Отнюдь не обласканный советской властью, Владимир Сергеевич категорически не принял горбачевской «катастройки», хитроумного разгрома СССР, ваучерной капитализации, ельцинских «рокировочек» и, скажем откровенно, «путинских сезонов». Он оказался последовательным бойцом русского инакомыслия, отличающегося от диссидентства сыновним, а не пасыночным отношением к Отечеству. Он был суровым критиком того, что происходило в политической, экономической, культурной жизни страны в последние десятилетия. Он намного раньше других начал бороться против искажения советской истории и очернения фигуры Сталина, выступал в «ЛГ» под рубрикой «Настоящее прошлое».
Чтобы лучше понять «направление» Бушина, достаточно привести названия нескольких его книг разных лет: «Честь и бесчестие нации» (1999), «Измена. Знаем всех поименно» (2005), «Солженицын. Гений первого плевка» (2005), «Иуды и простаки» (2009), «Карнавал Владимира Путина» (2017) и др. Можно не соглашаться с суровостью иных бушинских оценок, но я уверен: когда наше время начнут судить без опасливых иносказаний, когда будут формировать объективную оценку последнего 30-летия в контексте многовековой истории России, книги и статьи Владимира Сергеевича всерьез лягут на одну из чаш вечных весов.

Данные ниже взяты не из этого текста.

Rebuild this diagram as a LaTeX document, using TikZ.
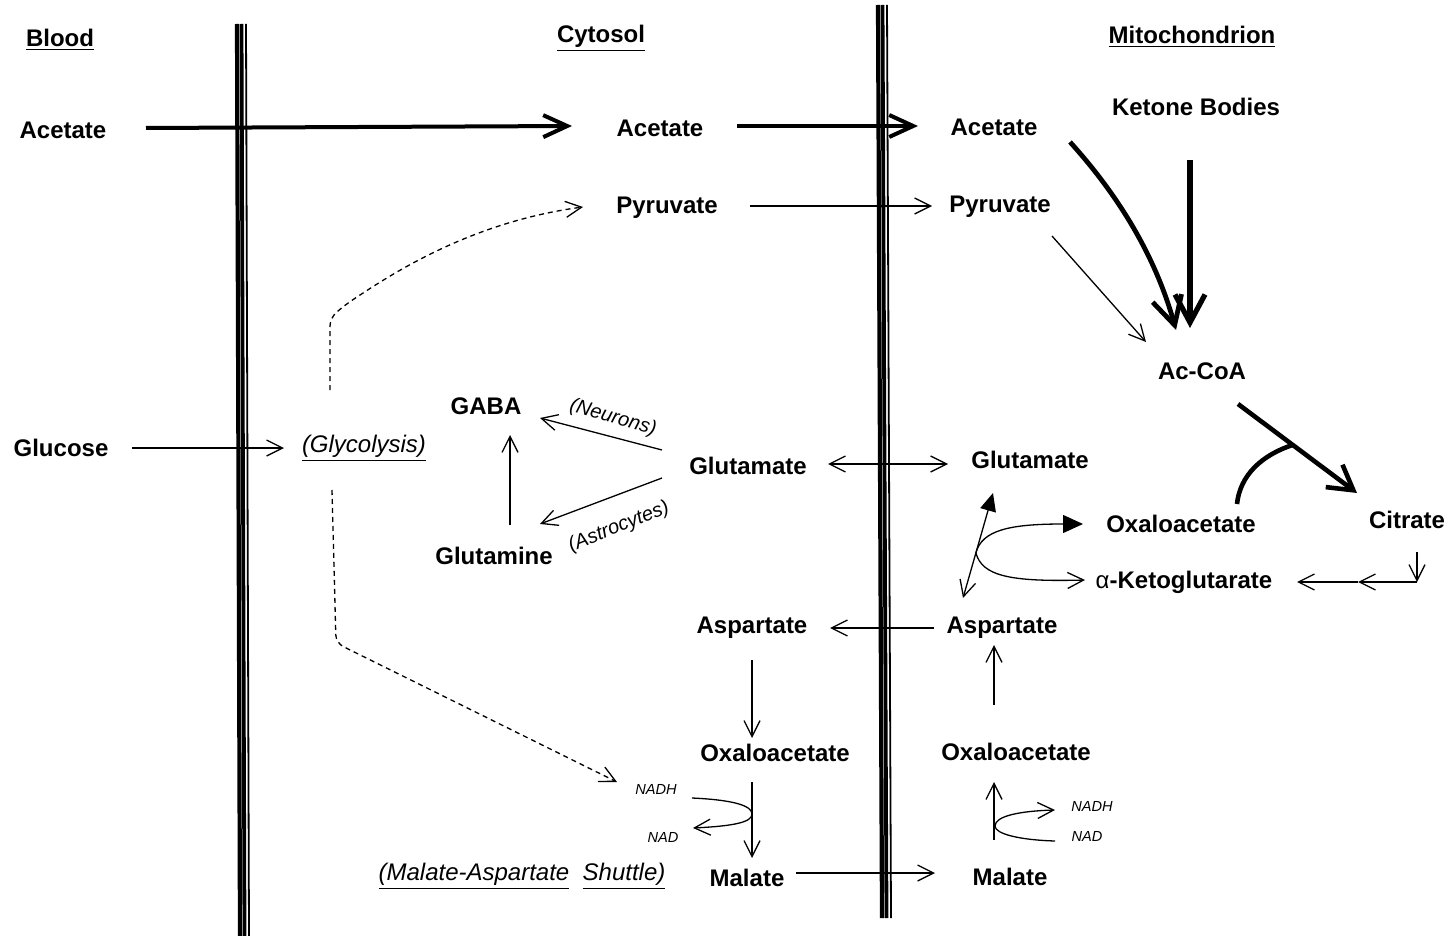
\documentclass[tikz,border=0pt]{standalone}
\usepackage{fontspec}
\setmainfont{Liberation Sans}
\usetikzlibrary{arrows.meta,calc}

\begin{document}
\begin{tikzpicture}[x=0.5pt,y=-0.5pt]
	\tikzstyle{every node}+=[inner sep=0pt]
	\tikzstyle{lbl}=[font=\fontsize{12}{14}\selectfont\bfseries]
	\tikzstyle{tag}=[font=\fontsize{12}{14}\selectfont\itshape]
	\tikzstyle{note}=[font=\fontsize{10}{12}\selectfont\itshape]
	\tikzstyle{cofac}=[font=\fontsize{7.3}{9}\selectfont\itshape]
	\tikzstyle{flux}=[black,line width=0.65pt,-{Straight Barb[length=8pt,width=8pt]}]
	\tikzstyle{bothflux}=[black,line width=0.65pt,{Straight Barb[length=8pt,width=8pt]}-{Straight Barb[length=8pt,width=8pt]}]
	\tikzstyle{dflux}=[flux,dash pattern=on 2.5pt off 2pt,rounded corners=4pt]
	\tikzstyle{bigflux}=[black,line width=2pt,-{Straight Barb[length=12pt,width=11pt]}]
	\tikzstyle{hugeflux}=[black,line width=2.6pt,-{Straight Barb[length=14pt,width=15pt]}]
	\useasboundingbox (0,0) rectangle (1456,936);
	\foreach \dx/\lw in {0/2.1,4.5/1.9,9/0.9}{
		\draw [black,line width=\lw pt] (237+\dx,24) -- (240+\dx,936);
		\draw [black,line width=\lw pt] (878+\dx,5) -- (882+\dx,918);
	}
	\draw (60,40) node[lbl] (bloodHd) {\underline{Blood}};
	\draw (601,38) node[lbl] (cytHd) {\underline{Cytosol}};
	\draw (1192,37) node[lbl] (mitoHd) {\underline{Mitochondrion}};
	\draw (63,130) node[lbl] (bloodAc) {Acetate};
	\draw (660,128) node[lbl] (cytAc) {Acetate};
	\draw (994,127) node[lbl] (mitoAc) {Acetate};
	\draw (1196,107) node[lbl] (ketone) {Ketone Bodies};
	\draw (667,208) node[lbl] (cytPyr) {Pyruvate};
	\draw (1000,207) node[lbl] (mitoPyr) {Pyruvate};
	\draw (1202,371) node[lbl] (acCoA) {Ac-CoA};
	\draw (486,406) node[lbl] (gaba) {GABA};
	\draw (61,448) node[lbl] (glucose) {Glucose};
	\draw (364,448) node[tag] (glyco) {\underline{(Glycolysis)}};
	\draw (748,466) node[lbl] (cytGlu) {Glutamate};
	\draw (1030,460) node[lbl] (mitoGlu) {Glutamate};
	\draw (494,556) node[lbl] (glutamine) {Glutamine};
	\draw (1181,524) node[lbl] (tcaOxa) {Oxaloacetate};
	\draw (1407,520) node[lbl] (citrate) {Citrate};
	\draw (1184,582) node[lbl] (akg) {{\mdseries α}-Ketoglutarate};
	\draw (752,628) node[lbl] (cytAsp) {Aspartate};
	\draw (1002,628) node[lbl] (mitoAsp) {Aspartate};
	\draw (775,753) node[lbl] (cytOxa) {Oxaloacetate};
	\draw (1016,752) node[lbl] (mitoOxa) {Oxaloacetate};
	\draw (656,789) node[cofac] (cytNADH) {NADH};
	\draw (663,837) node[cofac] (cytNAD) {NAD};
	\draw (747,878) node[lbl] (cytMal) {Malate};
	\draw (522,876) node[tag] (shuttle) {\underline{(Malate-Aspartate}\ \ \underline{Shuttle)}};
	\draw (1010,877) node[lbl] (mitoMal) {Malate};
	\draw (1092,806) node[cofac] (mitoNADH) {NADH};
	\draw (1087,836) node[cofac] (mitoNAD) {NAD};
	\draw (613,418) node[note,rotate=-16] (neurLbl) {(Neurons)};
	\draw (619,527) node[note,rotate=22] (astroLbl) {(Astrocytes)};
	\coordinate (citCorner) at (1417,582);
	\coordinate (citMid) at (1358,582);
	\draw [bigflux] ([shift={(83,-2)}]bloodAc.center) -- ([shift={(-88,-2)}]cytAc.center);
	\draw [bigflux] ([shift={(77,-2)}]cytAc.center) -- ([shift={(-76,-1)}]mitoAc.center);
	\draw [hugeflux,line width=2.4pt] ([shift={(76,15)}]mitoAc.center) .. controls (1118,195) and (1155,255) .. ([shift={(-26,-41)}]acCoA.center);
	\draw [hugeflux] ([shift={(-6,53)}]ketone.center) -- ([shift={(-12,-43)}]acCoA.center);
	\draw [flux] ([shift={(83,-2)}]cytPyr.center) -- ([shift={(-68,-1)}]mitoPyr.center);
	\draw [flux] ([shift={(52,29)}]mitoPyr.center) -- ([shift={(-56,-29)}]acCoA.center);
	\draw [bigflux,line width=2.3pt,-{Straight Barb[length=12pt,width=14pt]}] ([shift={(36,33)}]acCoA.center) coordinate (citStart) -- ([shift={(-50,-27)}]citrate.center) coordinate (citEnd);
	\draw [black,line width=2.3pt] ([shift={(56,-20)}]tcaOxa.center) .. controls (1240,475) and (1262,455) .. ($(citStart)!0.46!(citEnd)$);
	\draw [flux] ([shift={(10,32)}]citrate.center) -- (citCorner);
	\draw [flux] (citCorner) -- (citMid);
	\draw [flux] (citMid) -- ([shift={(113,0)}]akg.center);
	\draw [black,line width=0.65pt,{Straight Barb[length=8pt,width=8pt]}-{Triangle[length=9pt,width=8pt]}] ([shift={(-39,-30)}]mitoAsp.center) -- coordinate[pos=0.43] (tcaFork) ([shift={(-37,33)}]mitoGlu.center);
	\draw [flux,-{Triangle[length=10pt,width=9pt]}] (tcaFork) .. controls (982,530) and (1010,524) .. ([shift={(-98,0)}]tcaOxa.center);
	\draw [flux] (tcaFork) .. controls (982,576) and (1010,582) .. ([shift={(-99,-2)}]akg.center);
	\draw [bothflux] ([shift={(80,-2)}]cytGlu.center) -- ([shift={(-82,4)}]mitoGlu.center);
	\draw [flux] ([shift={(-86,-16)}]cytGlu.center) -- ([shift={(54,12)}]gaba.center);
	\draw [flux] ([shift={(-86,12)}]cytGlu.center) -- ([shift={(46,-32)}]glutamine.center);
	\draw [flux] ([shift={(16,-31)}]glutamine.center) -- ([shift={(24,29)}]gaba.center);
	\draw [flux] ([shift={(71,0)}]glucose.center) -- ([shift={(-80,0)}]glyco.center);
	\draw [dflux] ([shift={(-34,-58)}]glyco.center) -- (330,318) -- (345,305) .. controls (390,275) and (470,222) .. ([shift={(-84,-1)}]cytPyr.center);
	\draw [dflux] ([shift={(-32,42)}]glyco.center) -- (336,643) -- ([shift={(-39,-7)}]cytNADH.center);
	\draw [flux] ([shift={(-68,0)}]mitoAsp.center) -- ([shift={(78,0)}]cytAsp.center);
	\draw [flux] ([shift={(0,32)}]cytAsp.center) -- ([shift={(-23,-15)}]cytOxa.center);
	\draw [flux] ([shift={(-23,29)}]cytOxa.center) -- ([shift={(5,-20)}]cytMal.center);
	\draw [flux] ([shift={(36,9)}]cytNADH.center) .. controls (735,800) and (752,806) .. (752,814) .. controls (752,822) and (735,826) .. ([shift={(30,-9)}]cytNAD.center);
	\draw [flux] ([shift={(49,-5)}]cytMal.center) -- ([shift={(-75,-4)}]mitoMal.center);
	\draw [flux] ([shift={(-16,-37)}]mitoMal.center) -- ([shift={(-22,30)}]mitoOxa.center);
	\draw [flux] ([shift={(-32,5)}]mitoNAD.center) .. controls (1020,840) and (995,834) .. (995,826) .. controls (995,816) and (1020,811) .. ([shift={(-37,4)}]mitoNADH.center);
	\draw [flux] ([shift={(-22,-47)}]mitoOxa.center) -- ([shift={(-8,17)}]mitoAsp.center);
\end{tikzpicture}
\end{document}
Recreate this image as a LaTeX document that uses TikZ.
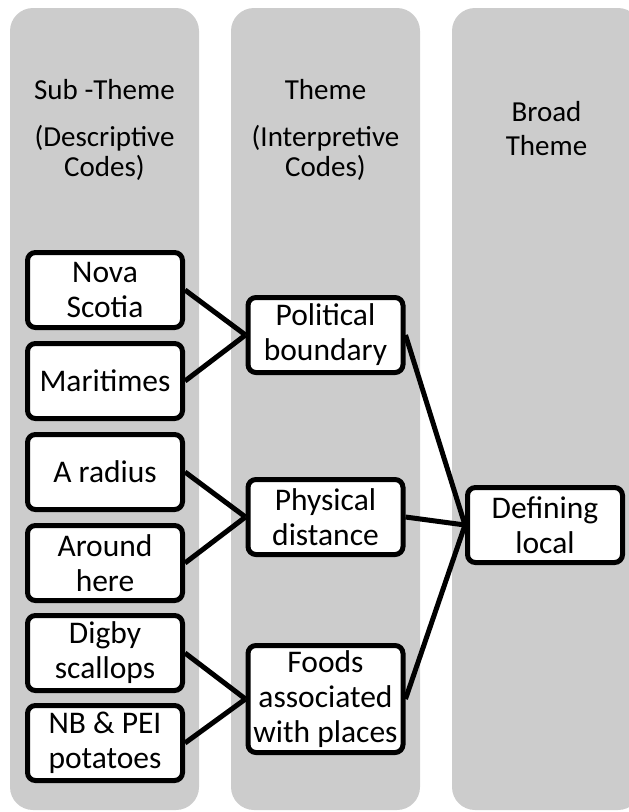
\documentclass[tikz,border=0pt]{standalone}
\usepackage{fontspec}
\setmainfont{Carlito}
\usepackage{xcolor}
\definecolor{colgray}{RGB}{204,204,204}

\begin{document}
\begin{tikzpicture}[x=1pt, y=-1pt,
    code/.style={draw=black, fill=white, line width=5pt, rounded corners=8pt,
      minimum width=155pt, minimum height=75pt, inner sep=0pt, align=center,
      font=\fontsize{31.5}{35}\selectfont},
    head/.style={align=center, anchor=base, font=\fontsize{29}{30}\selectfont},
    link/.style={line width=5pt}]
  \useasboundingbox (0,0) rectangle (629,812);
  \clip (0,0) rectangle (629,812);

  % grey columns
  \foreach \x in {10, 231, 452}
    \fill[colgray, rounded corners=23pt] (\x,8) rectangle ++(189,802);

  \node[head] (subhead) at (104.5,176) {Sub -Theme\\[17pt](Descriptive\\Codes)};
  \node[head] (themehead) at (325.5,176) {Theme\\[17pt](Interpretive\\Codes)};
  \node[head] (broadhead) at (546.5,155) {Broad\\[4pt]Theme};

  % sub-themes
  \node[code] (nova) at (105,290) {Nova\\Scotia};
  \node[code] (maritimes) at (105,381) {Maritimes};
  \node[code] (radius) at (105,472) {A radius};
  \node[code] (around) at (105,563) {Around\\here};
  \node[code] (digby) at (105,653) {Digby\\scallops};
  \node[code] (potatoes) at (105,743) {NB \& PEI\\potatoes};

  % themes
  \node[code] (political) at (325.5,335) {Political\\boundary};
  \node[code] (physical) at (325.5,517) {Physical\\distance};
  \node[code, minimum height=107pt] (foods) at (325.5,699) {Foods\\associated\\with places};

  % broad theme
  \node[code] (local) at (545,525) {Defining\\local};

  \draw[link] (nova.east) -- (political.west);
  \draw[link] (maritimes.east) -- (political.west);
  \draw[link] (radius.east) -- (physical.west);
  \draw[link] (around.east) -- (physical.west);
  \draw[link] (digby.east) -- (foods.west);
  \draw[link] (potatoes.east) -- (foods.west);
  \draw[link] (political.east) -- (local.west);
  \draw[link] (physical.east) -- (local.west);
  \draw[link] (foods.east) -- (local.west);
\end{tikzpicture}
\end{document}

Он умер во сне, после небольшого семейного торжества, во время которого, как обычно, был искрометен, остроумен, произносил красивые литературные тосты… Никому в голову не приходило, что это последнее застолье писателя-фронтовика, сохранившего в свои 95 лет ясный ум, кипучую гражданскую и творческую энергию, жизнелюбие молодого человека.
Прощайте, Владимир Сергеевич! Если там, за гранью, что-то все-таки есть, то Вы еще, как выражался Маяковский, «доругаетесь», доспорите… И Вашим оппонентам, которые уже там, я не завидую.